I’m looking for a little help/advice. I apologize for the length of this.

I am a 5’3” female who has been working on losing baby weight for an embarrassingly long time. In early fall I finally seemed to have hit a groove. I work an office job and due to my petite size was doing great on 1200 calories/day. Around Christmas I finally got active again (pre baby I was very active) and was losing while eating around 1500 calories/day. I was thrilled to see the puzzle pieces coming together in what was shaping up to be not just weight loss, but a sustainable lifestyle change. I was running and riding my mountain bike. And very close to my goal weight. Then COVID hit. I slid backwards a little, but not too bad. Once I found my new normal I lost the COVID weight in just a few weeks.

The weekend after I saw the pre covid weight on the scale I wrecked my mountain bike and had a pretty severe ankle break. For 6 weeks I was essentially on bed rest. I slipped into a mild depression that I treated with food. That paired with the fact that I literally am sedentary in every sense of the word I can tell that I have gained back every single pound that I lost.

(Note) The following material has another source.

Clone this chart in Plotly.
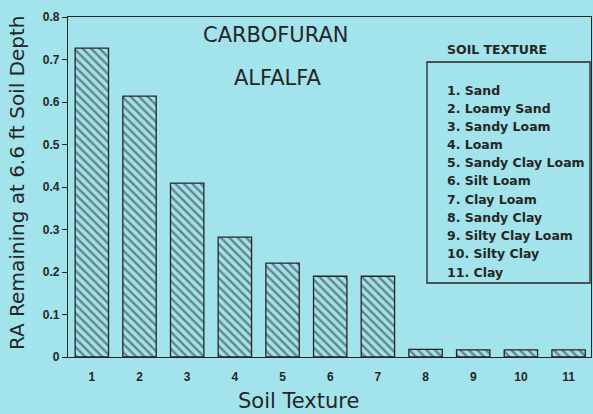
import plotly.graph_objects as go

categories = [1, 2, 3, 4, 5, 6, 7, 8, 9, 10, 11]
ra_remaining = [0.727, 0.614, 0.409, 0.282, 0.221, 0.19, 0.19, 0.018, 0.017, 0.017, 0.017]
tick_labels = ["1", "2", "3", "4", "5", "6", "7", "8", "9", "10", "11"]
soil_names = ["1. Sand", "2. Loamy Sand", "3. Sandy Loam", "4. Loam", "5. Sandy Clay Loam",
              "6. Silt Loam", "7. Clay Loam", "8. Sandy Clay", "9. Silty Clay Loam",
              "10. Silty Clay", "11. Clay"]
y_ticks = [0, 0.1, 0.2, 0.3, 0.4, 0.5, 0.6, 0.7, 0.8]

BG = "#A2E3EC"
INK = "#262626"
W, H = 593, 414
L, R, T, B = 68, 591, 17, 357
SANS = "DejaVu Sans, sans-serif"
ARIAL = "Liberation Sans, Arial, sans-serif"


def px(x):
    return (x - L) / (R - L)


def py(y):
    return (B - y) / (B - T)


fig = go.Figure()
fig.add_trace(go.Bar(
    x=categories, y=ra_remaining, width=0.7,
    marker=dict(color=BG, line=dict(color=INK, width=1.3),
                pattern=dict(shape="\\", fgcolor=INK, bgcolor=BG, size=6, solidity=0.4)),
    showlegend=False,
))

annotations = [
    dict(text="CARBOFURAN", x=px(275), y=py(35), font=dict(size=21, family=SANS)),
    dict(text="ALFALFA", x=px(277), y=py(78), font=dict(size=21, family=SANS)),
    dict(text="<b>SOIL TEXTURE</b>", x=px(497), y=py(50), font=dict(size=12.5, family=SANS)),
    dict(text="Soil Texture", x=px(298), y=py(401), font=dict(size=21, family=SANS)),
    dict(text="RA Remaining at 6.6 ft Soil Depth", x=px(17), y=py(183), textangle=-90,
         font=dict(size=20, family=SANS)),
]
for i, name in enumerate(soil_names):
    annotations.append(dict(text="<b>" + name + "</b>", x=px(445), y=py(90 + i * 18.2),
                            xanchor="left", font=dict(size=12.5, family=SANS)))
for a in annotations:
    a.setdefault("xanchor", "center")
    a.update(xref="paper", yref="paper", showarrow=False, yanchor="middle")
    a["font"].update(color=INK)

fig.update_layout(
    width=W, height=H,
    margin=dict(l=L, r=W - R, t=T, b=H - B),
    paper_bgcolor=BG, plot_bgcolor=BG,
    font=dict(family=ARIAL, color=INK),
    annotations=annotations,
    shapes=[dict(type="rect", xref="paper", yref="paper",
                 x0=px(427), x1=px(590), y0=py(283), y1=py(62),
                 line=dict(color=INK, width=1.3))],
)
fig.update_xaxes(
    range=[0.5, 11.47], tickvals=categories, ticktext=["<b>%s</b>" % t for t in tick_labels],
    showline=True, mirror=True, linecolor=INK, linewidth=1.3, showgrid=False, zeroline=False,
    ticks="", tickfont=dict(size=12, color=INK), ticklabelstandoff=8,
)
fig.update_yaxes(
    range=[0, 0.8], tickvals=y_ticks, ticktext=["<b>%g</b>" % v for v in y_ticks],
    showline=True, mirror=True, linecolor=INK, linewidth=1.3, showgrid=False, zeroline=False,
    ticks="outside", ticklen=5, tickcolor=INK, tickwidth=1.2, tickfont=dict(size=12, color=INK),
)

fig.write_html("out.html", config={"displayModeBar": False},
               post_script="document.body.style.margin='0';document.body.style.overflow='hidden';")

I have no clue what to do to start trying to lose weight again. It could be another 4-6 weeks before I can walk. Before I did lose weight on 1200 calories/day but I still wasn’t truly sedentary (I would walk around my work, to and from my car, play with my son outside, etc.). I also have this fear of my diet somehow causing my ankle to not heal fast enough. Am I just stuck at probably maintaining by eating 1200 calories/day at this point? Is it possible for me to start losing again? What do you guys think?